Ashen is–first and foremost–a tribute to Miyazaki’s Dark Souls. It attempts to mimic the dark and gothic atmosphere with a more Nordic one fixated on the idea of rekindling the world and protecting a raven that stems from the World Tree. While the world is being reborn, you must protect the fledgling light from creatures (bosses) who would seek to see the world trapped in eternal darkness. It’s different enough, I guess.
The art style in the game is what stands out to me most. Every character is faceless, the land is shaded with a depressed color palette, and yet you’ll still find signs of life. As you complete quests throughout the game your hub world grows and the people there construct new buildings as they steadily offer you more and more rewards for your efforts. While the overworld looked nice, the inner workings of each cave and dungeon are what excited me about playing it.
Going back to the lantern mechanic I mentioned earlier, certain enemies behave differently when exposed to the light. This means you’ll often have to forsake using a stronger two-handed weapon to maintain your lantern so that enemies don’t one-shot you (as they do in a certain early-game cave). The mechanics don’t stop there though. Your partner can hold a lantern while you focus on combat, or you could even place the lantern on the ground and try and keep your enemies within the range of it as you fight.

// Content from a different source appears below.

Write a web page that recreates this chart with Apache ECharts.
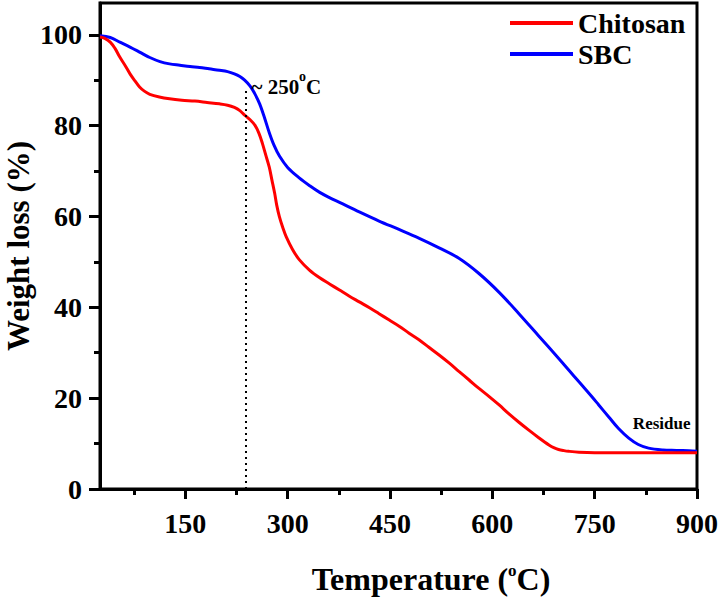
<!DOCTYPE html>
<html>
<head>
<meta charset="utf-8">
<script src="https://cdn.jsdelivr.net/npm/echarts@6/dist/echarts.min.js"></script>
<style>html,body{margin:0;padding:0;background:#fff;}#c{width:721px;height:597px;}</style>
</head>
<body>
<div id="c"></div>
<script>
const seriesNames = ['Chitosan', 'SBC'];
const chitosanT = [25, 32, 40, 47, 54, 62, 69, 76, 83, 90, 98, 112, 127, 145, 164, 182, 200, 212, 222, 230, 237, 245, 252, 258, 263, 268, 273, 277, 281, 284, 288, 293, 298, 307, 317, 332, 347, 362, 376, 390, 405, 420, 434, 449, 464, 478, 493, 507, 522, 537, 551, 566, 580, 595, 610, 624, 639, 654, 668, 683, 690, 697, 705, 712, 727, 750, 800, 850, 900];
const chitosanW = [99.5, 99.2, 98.4, 97.0, 95.1, 93.2, 91.4, 89.9, 88.5, 87.6, 86.9, 86.3, 85.9, 85.6, 85.4, 85.1, 84.8, 84.5, 84.0, 83.3, 82.3, 81.3, 80.1, 78.3, 76.1, 73.5, 70.9, 68.0, 65.1, 62.5, 59.9, 57.5, 55.5, 52.8, 50.5, 48.2, 46.5, 45.1, 43.8, 42.5, 41.2, 39.9, 38.6, 37.2, 35.8, 34.3, 32.8, 31.2, 29.5, 27.7, 25.9, 24.0, 22.2, 20.4, 18.5, 16.6, 14.7, 12.9, 11.3, 9.7, 9.1, 8.7, 8.45, 8.3, 8.1, 8.0, 8.0, 8.0, 8.0];
const sbcT = [25, 40, 54, 69, 83, 98, 113, 127, 142, 157, 171, 185, 200, 212, 222, 230, 237, 245, 252, 259, 266, 273, 280, 288, 300, 317, 333, 347, 362, 376, 405, 434, 464, 493, 522, 551, 580, 610, 639, 668, 697, 712, 727, 746, 756, 771, 785, 800, 814, 829, 850, 870, 888, 900];
const sbcW = [99.8, 99.4, 98.4, 97.3, 96.2, 95.0, 94.1, 93.6, 93.3, 93.0, 92.8, 92.5, 92.2, 91.9, 91.4, 90.8, 90.0, 88.7, 87.0, 84.8, 81.8, 78.5, 75.7, 73.3, 70.8, 68.5, 66.7, 65.3, 64.1, 63.1, 61.0, 59.0, 57.1, 55.2, 53.1, 50.8, 47.5, 43.3, 38.6, 33.7, 28.8, 26.2, 23.6, 20.3, 18.5, 15.8, 13.3, 11.2, 9.8, 9.0, 8.6, 8.5, 8.4, 8.3];
const xMajorTicks = [150, 300, 450, 600, 750, 900];
const xMinorTicks = [75, 225, 375, 525, 675, 825];
const yMajorTicks = [0, 20, 40, 60, 80, 100];
const yMinorTicks = [10, 30, 50, 70, 90];
const onsetTemp = 238;
const onsetWeight = 88.5;
const onsetLabelPos = [247, 88.6];
const residueLabelPos = [806, 14.4];

const FF = "'Liberation Serif', 'Times New Roman', serif";
const zip = (a, b) => a.map((v, i) => [v, b[i]]);

const chart = echarts.init(document.getElementById('c'), null, {renderer: 'svg'});
const tickStyle = {color: '#000', width: 3};
const labelStyle = {fontSize: 28, fontWeight: 'bold', color: '#000', fontFamily: FF};

chart.setOption({
  animation: false,
  backgroundColor: '#fff',
  grid: {left: 100, right: 23, top: 3, bottom: 108, show: true, borderColor: '#000', borderWidth: 3},
  legend: {
    orient: 'vertical', left: 505, top: 4, itemGap: 3, itemWidth: 63, itemHeight: 4,
    icon: 'rect', data: seriesNames,
    textStyle: {fontSize: 28, fontWeight: 'bold', color: '#000', fontFamily: FF}
  },
  xAxis: [
    {type: 'value', min: 25, max: 900, position: 'bottom',
     axisLine: {lineStyle: tickStyle},
     axisTick: {customValues: xMajorTicks, length: 10, lineStyle: tickStyle},
     axisLabel: Object.assign({customValues: xMajorTicks, margin: 20}, labelStyle),
     splitLine: {show: false}},
    {type: 'value', min: 25, max: 900, position: 'bottom',
     axisLine: {show: false},
     axisTick: {customValues: xMinorTicks, length: 6, lineStyle: tickStyle},
     axisLabel: {show: false}, splitLine: {show: false}}
  ],
  yAxis: [
    {type: 'value', min: 0, max: 107, position: 'left',
     axisLine: {show: true, lineStyle: tickStyle},
     axisTick: {show: true, customValues: yMajorTicks, length: 11, lineStyle: tickStyle},
     axisLabel: Object.assign({customValues: yMajorTicks, margin: 18}, labelStyle),
     splitLine: {show: false}},
    {type: 'value', min: 0, max: 107, position: 'left',
     axisLine: {show: false},
     axisTick: {show: true, customValues: yMinorTicks, length: 6, lineStyle: tickStyle},
     axisLabel: {show: false}, splitLine: {show: false}}
  ],
  series: [
    {name: 'SBC', type: 'line', data: zip(sbcT, sbcW), showSymbol: false, symbol: 'none',
     smooth: 0.35, color: '#0000ff', lineStyle: {width: 3, color: '#0000ff'}},
    {name: 'Chitosan', type: 'line', data: zip(chitosanT, chitosanW), showSymbol: false, symbol: 'none',
     smooth: 0.35, color: '#ff0000', lineStyle: {width: 3, color: '#ff0000'},
     markLine: {silent: true, symbol: 'none', label: {show: false},
       lineStyle: {color: '#000', width: 2, type: [2, 4]},
       data: [[{coord: [onsetTemp, 0]}, {coord: [onsetTemp, onsetWeight]}]]},
     markPoint: {silent: true, symbol: 'circle', symbolSize: 0,
       data: [
         {coord: onsetLabelPos, label: {show: true, position: 'right', distance: 0,
           formatter: '{a|~ 250}{s|o}{a|C}',
           rich: {a: {fontSize: 21, fontWeight: 'bold', color: '#000', fontFamily: FF, lineHeight: 34},
                  s: {fontSize: 14, fontWeight: 'bold', color: '#000', fontFamily: FF, verticalAlign: 'top', lineHeight: 14}}}},
         {coord: residueLabelPos, label: {show: true, position: 'right', distance: 0,
           formatter: 'Residue', fontSize: 17, fontWeight: 'bold', color: '#000', fontFamily: FF}}
       ]}}
  ],
  graphic: [
    {type: 'text', x: 18, y: 246, rotation: Math.PI / 2,
     style: {text: 'Weight loss (%)', fontSize: 31, fontWeight: 'bold', fill: '#000', fontFamily: FF,
             align: 'center', verticalAlign: 'middle'}},
    {type: 'text', x: 431, y: 579,
     style: {text: '{a|Temperature (}{s|o}{a|C)}', align: 'center', verticalAlign: 'middle',
             rich: {a: {fontSize: 32, fontWeight: 'bold', fill: '#000', color: '#000', fontFamily: FF, lineHeight: 34},
                    s: {fontSize: 17, fontWeight: 'bold', fill: '#000', color: '#000', fontFamily: FF, verticalAlign: 'top', lineHeight: 17}}}}
  ]
});
</script>
</body>
</html>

It’s a combat system that feels challenging because it requires quick decisions on whether or not to go for a final attack or to cling to the light and be wary. This light mechanic is incorporated heavily into the game’s bosses, but it’s the in-between that is so monotonous and frankly boring that makes Ashen such a drag.
Dark Souls manages to excite you by placing items throughout the world. Some are traps that are just meant to lure you into getting ambushed, while some are hidden behind secret walls or fancy jumps. There’s a chance that whatever you acquire could be a weapon or a spell that completely changes the way you play. There isn’t any of that in Ashen.

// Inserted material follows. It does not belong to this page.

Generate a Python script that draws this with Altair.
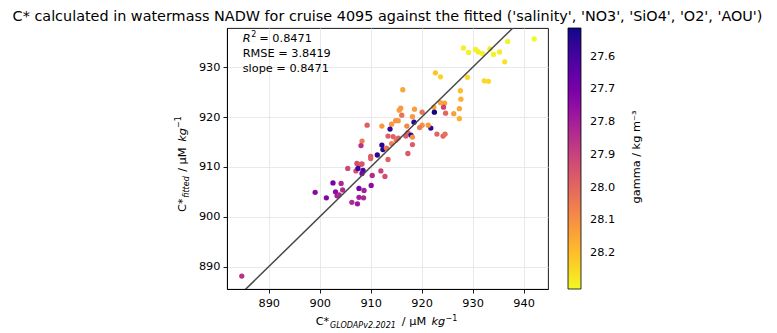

In the first few hours of the game, I had quickly filled my backpack with uninspiring one-handed axes that only varied in their damage, critical, and stun values. Their attack patterns and ranges were largely the same and so I stuck to one for most of my journey. This seems like a small element of gameplay but I never felt that anything I acquired would change my gameplay enough for me to care. Thus, stun-locking enemies with my light attacks and rotating around them with my shield up is what I did for the entirety of the game.
The drop-in-drop-out co-op felt, at times, a lot sturdier than Dark Souls’ infuriating sign system and players would join and leave my session sometimes without me noticing. They were also able to pick up items in my world and collect currency. This meant that players were encouraged to play with one another, seeing as there was no downside.

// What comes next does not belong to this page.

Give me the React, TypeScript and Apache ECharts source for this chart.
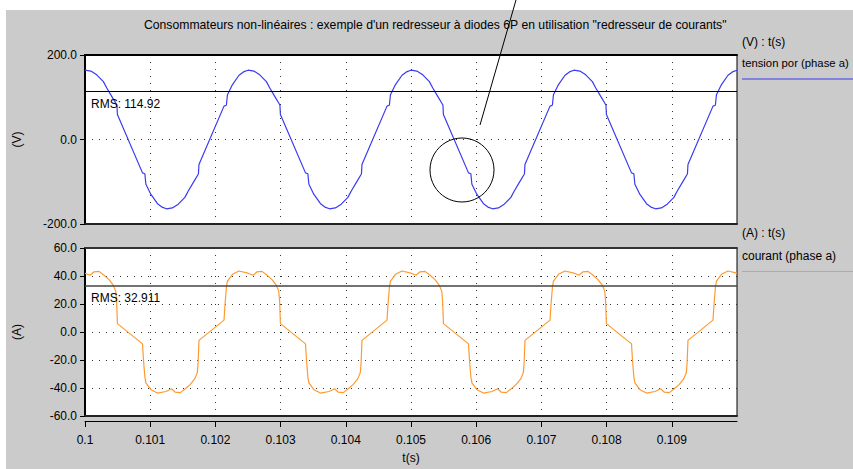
import React, { useEffect, useRef } from "react";
import * as echarts from "echarts";

const chartTitle =
  'Consommateurs non-linéaires : exemple d\'un redresseur à diodes 6P en utilisation "redresseur de courants"';
const voltageLegendHeader = "(V) : t(s)";
const voltageLegendName = "tension por (phase a)";
const currentLegendHeader = "(A) : t(s)";
const currentLegendName = "courant (phase a)";

const xTickLabels = ["0.1", "0.101", "0.102", "0.103", "0.104", "0.105", "0.106", "0.107", "0.108", "0.109"];
const voltageTicks = [-200, 0, 200];
const currentTicks = [-60, -40, -20, 0, 20, 40, 60];

const voltageRms = 114.92;
const currentRms = 32.911;

// [t (s), V]
const voltage: [number, number][] = [
  [0.1, 164], [0.10009, 162], [0.10018, 153], [0.100282, 137], [0.100334, 122], [0.10041, 102],
  [0.10048, 84], [0.10049, 81], [0.100497, 59], [0.100882, -79], [0.100918, -81], [0.100934, -106],
  [0.101011, -130], [0.101112, -152], [0.10118, -160], [0.10125, -164], [0.10134, -162], [0.10143, -153],
  [0.101532, -137], [0.101584, -122], [0.10166, -102], [0.10173, -84], [0.10174, -81], [0.101748, -59],
  [0.102132, 79], [0.102168, 81], [0.102185, 106], [0.102262, 130], [0.102362, 152], [0.10243, 160],
  [0.1025, 164], [0.10259, 162], [0.10268, 153], [0.102782, 137], [0.102834, 122], [0.10291, 102],
  [0.10298, 84], [0.10299, 81], [0.102997, 59], [0.103382, -79], [0.103418, -81], [0.103434, -106],
  [0.103511, -130], [0.103612, -152], [0.10368, -160], [0.10375, -164], [0.10384, -162], [0.10393, -153],
  [0.104032, -137], [0.104084, -122], [0.10416, -102], [0.10423, -84], [0.10424, -81], [0.104248, -59],
  [0.104632, 79], [0.104668, 81], [0.104685, 106], [0.104762, 130], [0.104862, 152], [0.10493, 160],
  [0.105, 164], [0.10509, 162], [0.10518, 153], [0.105282, 137], [0.105334, 122], [0.10541, 102],
  [0.10548, 84], [0.10549, 81], [0.105497, 59], [0.105882, -79], [0.105918, -81], [0.105934, -106],
  [0.106011, -130], [0.106112, -152], [0.10618, -160], [0.10625, -164], [0.10634, -162], [0.10643, -153],
  [0.106532, -137], [0.106584, -122], [0.10666, -102], [0.10673, -84], [0.10674, -81], [0.106748, -59],
  [0.107132, 79], [0.107168, 81], [0.107185, 106], [0.107262, 130], [0.107362, 152], [0.10743, 160],
  [0.1075, 164], [0.10759, 162], [0.10768, 153], [0.107782, 137], [0.107834, 122], [0.10791, 102],
  [0.10798, 84], [0.10799, 81], [0.107997, 59], [0.108382, -79], [0.108418, -81], [0.108434, -106],
  [0.108511, -130], [0.108612, -152], [0.10868, -160], [0.10875, -164], [0.10884, -162], [0.10893, -153],
  [0.109032, -137], [0.109084, -122], [0.10916, -102], [0.10923, -84], [0.10924, -81], [0.109248, -59],
  [0.109632, 79], [0.109668, 81], [0.109685, 106], [0.109762, 130], [0.109862, 152], [0.10993, 160],
  [0.11, 164],
];

// [t (s), A]
const current: [number, number][] = [
  [0.1, 42], [0.100077, 40.5], [0.100138, 43], [0.100215, 43.3], [0.100292, 40.5], [0.100369, 37.4],
  [0.100435, 33.3], [0.100472, 29], [0.100485, 22], [0.100497, 6], [0.100882, -8.5], [0.100897, -20],
  [0.100918, -32], [0.100934, -36.4], [0.101011, -41.2], [0.101112, -43.6], [0.101242, -42.5], [0.101328, -40.5],
  [0.101385, -43], [0.101462, -43.3], [0.101538, -40.5], [0.101615, -37.4], [0.101685, -33.3], [0.101723, -29],
  [0.101735, -22], [0.101748, -6], [0.102132, 8.5], [0.102148, 20], [0.102169, 32], [0.102185, 36.4],
  [0.102262, 41.2], [0.102362, 43.6],
  [0.1025, 42], [0.102577, 40.5], [0.102638, 43], [0.102715, 43.3], [0.102792, 40.5], [0.102869, 37.4],
  [0.102935, 33.3], [0.102972, 29], [0.102985, 22], [0.102997, 6], [0.103382, -8.5], [0.103397, -20],
  [0.103418, -32], [0.103434, -36.4], [0.103511, -41.2], [0.103612, -43.6], [0.103742, -42.5], [0.103828, -40.5],
  [0.103885, -43], [0.103962, -43.3], [0.104038, -40.5], [0.104115, -37.4], [0.104185, -33.3], [0.104223, -29],
  [0.104235, -22], [0.104248, -6], [0.104632, 8.5], [0.104648, 20], [0.104669, 32], [0.104685, 36.4],
  [0.104762, 41.2], [0.104862, 43.6],
  [0.105, 42], [0.105077, 40.5], [0.105138, 43], [0.105215, 43.3], [0.105292, 40.5], [0.105369, 37.4],
  [0.105435, 33.3], [0.105472, 29], [0.105485, 22], [0.105497, 6], [0.105882, -8.5], [0.105897, -20],
  [0.105918, -32], [0.105934, -36.4], [0.106011, -41.2], [0.106112, -43.6], [0.106242, -42.5], [0.106328, -40.5],
  [0.106385, -43], [0.106462, -43.3], [0.106538, -40.5], [0.106615, -37.4], [0.106685, -33.3], [0.106723, -29],
  [0.106735, -22], [0.106748, -6], [0.107132, 8.5], [0.107148, 20], [0.107169, 32], [0.107185, 36.4],
  [0.107262, 41.2], [0.107362, 43.6],
  [0.1075, 42], [0.107577, 40.5], [0.107638, 43], [0.107715, 43.3], [0.107792, 40.5], [0.107869, 37.4],
  [0.107935, 33.3], [0.107972, 29], [0.107985, 22], [0.107997, 6], [0.108382, -8.5], [0.108397, -20],
  [0.108418, -32], [0.108434, -36.4], [0.108511, -41.2], [0.108612, -43.6], [0.108742, -42.5], [0.108828, -40.5],
  [0.108885, -43], [0.108962, -43.3], [0.109038, -40.5], [0.109115, -37.4], [0.109185, -33.3], [0.109223, -29],
  [0.109235, -22], [0.109248, -6], [0.109632, 8.5], [0.109648, 20], [0.109669, 32], [0.109685, 36.4],
  [0.109762, 41.2], [0.109862, 43.6],
  [0.11, 42],
];

const FONT = '"Liberation Sans", Arial, sans-serif';
const BLUE = "#3a3af2";
const ORANGE = "#ff9a30";

export default function App() {
  const ref = useRef<HTMLDivElement>(null);

  useEffect(() => {
    if (!ref.current) return;
    const chart = echarts.init(ref.current, undefined, { renderer: "svg" });
    const tickValues = xTickLabels.map((s) => Number(s));
    const xFormatter = (v: number) => {
      const i = Math.round((v - 0.1) / 0.001);
      return xTickLabels[i] ?? "";
    };
    const dotted = { color: "#333", width: 1, type: [1, 6] as any };
    const labelStyle = { color: "#000", fontSize: 12, fontFamily: FONT };

    const gridL = 85;
    const gridW = 652;

    const frameAxis = (gridIndex: number, position: string, color: string) => ({
      gridIndex, type: "value", min: 0.1, max: 0.11, position,
      axisLine: { show: true, onZero: false, lineStyle: { color, width: 2 } },
      axisTick: { show: false }, axisLabel: { show: false }, splitLine: { show: false },
    });

    chart.setOption({
      animation: false,
      backgroundColor: "#cbcbcb",
      grid: [
        { left: gridL, top: 55, width: gridW, height: 169, show: true, backgroundColor: "#fff", borderColor: "#000", borderWidth: 1 },
        { left: gridL, top: 248, width: gridW, height: 168, show: true, backgroundColor: "#fff", borderColor: "#000", borderWidth: 1 },
      ],
      xAxis: [
        {
          gridIndex: 0, type: "value", min: 0.1, max: 0.11, interval: 0.001, position: "bottom",
          axisLine: { show: true, onZero: false, lineStyle: { color: "#222", width: 2 } },
          axisTick: { show: false, customValues: tickValues },
          axisLabel: { show: false, customValues: tickValues },
          splitLine: { show: true, lineStyle: dotted },
        },
        frameAxis(0, "top", "#000"),
        {
          gridIndex: 1, type: "value", min: 0.1, max: 0.11, interval: 0.001, position: "bottom", offset: 5,
          name: "t(s)", nameLocation: "middle", nameGap: 31, nameTextStyle: labelStyle,
          axisLine: { show: true, onZero: false, lineStyle: { color: "#000", width: 1 } },
          axisTick: { show: true, length: 6, customValues: tickValues, lineStyle: { color: "#000" } },
          axisLabel: { ...labelStyle, margin: 13, formatter: xFormatter, customValues: tickValues },
          splitLine: { show: true, lineStyle: dotted },
        },
        frameAxis(1, "bottom", "#222"),
        frameAxis(1, "top", "#333"),
      ],
      yAxis: [
        {
          gridIndex: 0, type: "value", min: voltageTicks[0], max: voltageTicks[voltageTicks.length - 1], interval: 200,
          name: "(V)", nameLocation: "middle", nameGap: 62, nameTextStyle: labelStyle,
          axisLine: { show: true, onZero: false, lineStyle: { color: "#000", width: 2 } },
          axisTick: { show: true, length: 5, lineStyle: { color: "#000" } },
          axisLabel: { ...labelStyle, margin: 8, formatter: (v: number) => v.toFixed(1) },
          splitLine: { show: true, lineStyle: dotted },
        },
        {
          gridIndex: 1, type: "value", min: currentTicks[0], max: currentTicks[currentTicks.length - 1], interval: 20,
          name: "(A)", nameLocation: "middle", nameGap: 62, nameTextStyle: labelStyle,
          axisLine: { show: true, onZero: false, lineStyle: { color: "#000", width: 2 } },
          axisTick: { show: true, length: 5, lineStyle: { color: "#000" } },
          axisLabel: { ...labelStyle, margin: 8, formatter: (v: number) => v.toFixed(1) },
          splitLine: { show: true, lineStyle: dotted },
        },
      ],
      series: [
        {
          name: voltageLegendName, type: "line", xAxisIndex: 0, yAxisIndex: 0, data: voltage,
          showSymbol: false, lineStyle: { color: BLUE, width: 1.2 }, itemStyle: { color: BLUE },
          markLine: {
            silent: true, symbol: "none", label: { show: false },
            lineStyle: { color: "#000", width: 1, type: "solid" },
            data: [{ yAxis: voltageRms }],
          },
        },
        {
          name: currentLegendName, type: "line", xAxisIndex: 2, yAxisIndex: 1, data: current,
          showSymbol: false, lineStyle: { color: ORANGE, width: 1.2 }, itemStyle: { color: ORANGE },
          markLine: {
            silent: true, symbol: "none", label: { show: false },
            lineStyle: { color: "#444", width: 1.5, type: "solid" },
            data: [{ yAxis: currentRms }],
          },
        },
      ],
      graphic: [
        { type: "rect", shape: { x: 0, y: 0, width: 853, height: 10 }, style: { fill: "#fff" }, silent: true },
        { type: "rect", shape: { x: 0, y: 0, width: 6, height: 469 }, style: { fill: "#fff" }, silent: true },
        {
          type: "text", x: 144, y: 25, z: 100,
          style: { text: chartTitle, fill: "#000", font: `12.2px ${FONT}`, textAlign: "left", textVerticalAlign: "middle" },
        },
        {
          type: "text", x: 742, y: 42, z: 100,
          style: { text: voltageLegendHeader, fill: "#000", font: `12px ${FONT}`, textAlign: "left", textVerticalAlign: "middle" },
        },
        {
          type: "text", x: 742, y: 63, z: 100,
          style: { text: voltageLegendName, fill: "#000", font: `11.3px ${FONT}`, textAlign: "left", textVerticalAlign: "middle" },
        },
        { type: "line", z: 100, shape: { x1: 742, y1: 79, x2: 853, y2: 79 }, style: { stroke: BLUE, lineWidth: 1.2 } },
        {
          type: "text", x: 742, y: 233, z: 100,
          style: { text: currentLegendHeader, fill: "#000", font: `12px ${FONT}`, textAlign: "left", textVerticalAlign: "middle" },
        },
        {
          type: "text", x: 742, y: 256, z: 100,
          style: { text: currentLegendName, fill: "#000", font: `12px ${FONT}`, textAlign: "left", textVerticalAlign: "middle" },
        },
        { type: "line", z: 100, shape: { x1: 742, y1: 271.5, x2: 853, y2: 271.5 }, style: { stroke: ORANGE, lineWidth: 1.2 } },
        {
          type: "text", x: 91, y: 104, z: 100,
          style: { text: "RMS: " + voltageRms.toFixed(2), fill: "#000", font: `12px ${FONT}`, textAlign: "left", textVerticalAlign: "middle" },
        },
        {
          type: "text", x: 91, y: 298, z: 100,
          style: { text: "RMS: " + currentRms.toFixed(3), fill: "#000", font: `12px ${FONT}`, textAlign: "left", textVerticalAlign: "middle" },
        },
        { type: "circle", z: 100, shape: { cx: 462, cy: 170, r: 32 }, style: { fill: "none", stroke: "#000", lineWidth: 1 } },
        { type: "line", z: 100, shape: { x1: 480, y1: 125, x2: 516, y2: 0 }, style: { stroke: "#000", lineWidth: 1 } },
      ],
    });
    return () => chart.dispose();
  }, []);

  return (
    <div
      ref={ref}
      style={{ position: "fixed", left: 0, top: 0, width: 853, height: 469 }}
    />
  );
}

But again, that just meant having another person to swing a club or axe, or hold a lantern. Whereas in Dark Souls one person could be a healer, and the other a great shield-wielding tank. The system works and I think I enjoyed it more than Dark Souls’ co-op system only because the sign system in Souls’ games are designed to be frustrating.
Ashen doesn’t go far enough in distancing itself from Dark Souls while providing a less-interesting experience. There wasn’t a moment in the game that I didn’t wish I was playing the real thing. Every time I saved at a bonfire–uhhh magic rock, or sipped on my Estus Fl–I mean Crimson Gourd, I wanted to be playing an actual Souls game.
I was also plagued by Bloodborne-length loading screens throughout my time with the game. I was just forced to read the word “Ashen” for a minute or more on average.
Ashen is a sometimes-pretty Dark Souls clone. Its systems are interesting but feel underdeveloped. I don’t know what went wrong with this one, seeing as it’s been in development for a really long time, but if it’s shown me anything, it’s that no one does Dark Souls better than FromSoftware. Now that the Souls trilogy has come to an end, there is a void of stamina-based combat games that must be filled, but it’s not going to be by Ashen.